Chicago-area art buffs had more than just aesthetics to appreciate at the opening-night party for the Museum of Contemporary Art’s summer exhibition.
Alongside German photographer Thomas Struth’s towering pictures from across the globe, patrons enjoyed music, food, drinks and a performance by physical theater group Plasticene.
“We love to take the opportunity to combine performance with the exhibitions,” said Karla Loring, the museum’s media director.
She added that the museum has been committed to fostering performance as well as visual art since it moved in 1996 to its current building, which houses a 300-seat theater.
And performers — such as the Plasticene members who slunk, walked and ran through the crowds in pin-striped suits with what looked like black shower caps pulled down over their faces — have become a common sight not only in the museum but specifically at its summer exhibitions’ opening nights.
For the past seven years, the museum has programmed these parties to last 24 hours, starting June 21, the summer solstice. Loring said the celebrations are so popular that several people showed up at the museum on the solstice this year only to find the event had been moved to a later date. Although the the Struth exhibit was not available until June 27, Loring said she still expected the museum’s usual turnout of more than 10,000 guests per night.
“I love the energy,” Loring said of the events. “I love that people get to see the art who don’t typically come through our doors.”
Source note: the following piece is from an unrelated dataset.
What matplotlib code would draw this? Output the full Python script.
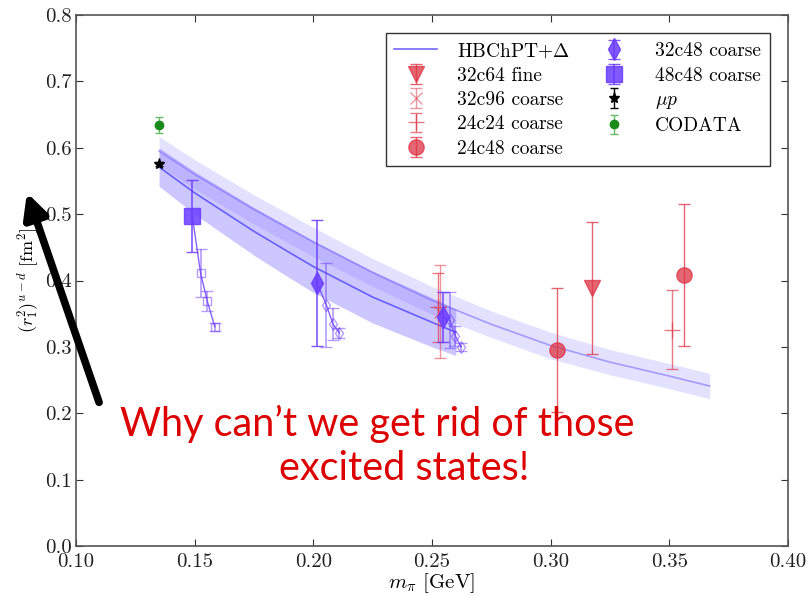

Because the exhibit could not open on the solstice, the museum also modified the event’s schedule to include two nights rather than one 24-hour session. The second night included a speech by Struth and a classical guitar performance by his friend Frank Bungarten.
But Loring said she held over at least one aspect of the summer solstice celebration this year — the silent dance party. Participants are given headphones so they can hear, and dance to, music from a live disc jockey. Loring said she decided to bring back the dance party because people last year had enjoyed watching the dancers almost as much as they enjoyed dancing. This year she booked two DJs so the dancers would be grooving to different beats and the people on the side lines would have twice as much to watch.
When they weren’t busy laughing at the dancers jiggling to the music in their headphones, though, the event’s guests had Struth’s photography to admire.
With land- and cityscapes from locations such as the Yangtze Gorge in China, Venice, Rome and Australia, Struth’s work inspired some viewers to see the parts of the world he hadn’t yet captured on film.
“It makes me really want to travel,” said Kelly Noah, a photographer and Web site designer from Chicago. “It makes me curious about the people there.”
Victorrio Giustino said he was also fascinated by the people in Struth’s pictures.
“With photographs it seems much more real — you can see the people,” he said, pointing out the wrinkled pants of a tourist standing outside Notre Dame Cathedral in one shot.
“It shows that photography is a much more acceptable art now,” Giustino said. “It’s here to stay and it’s only going to grow.”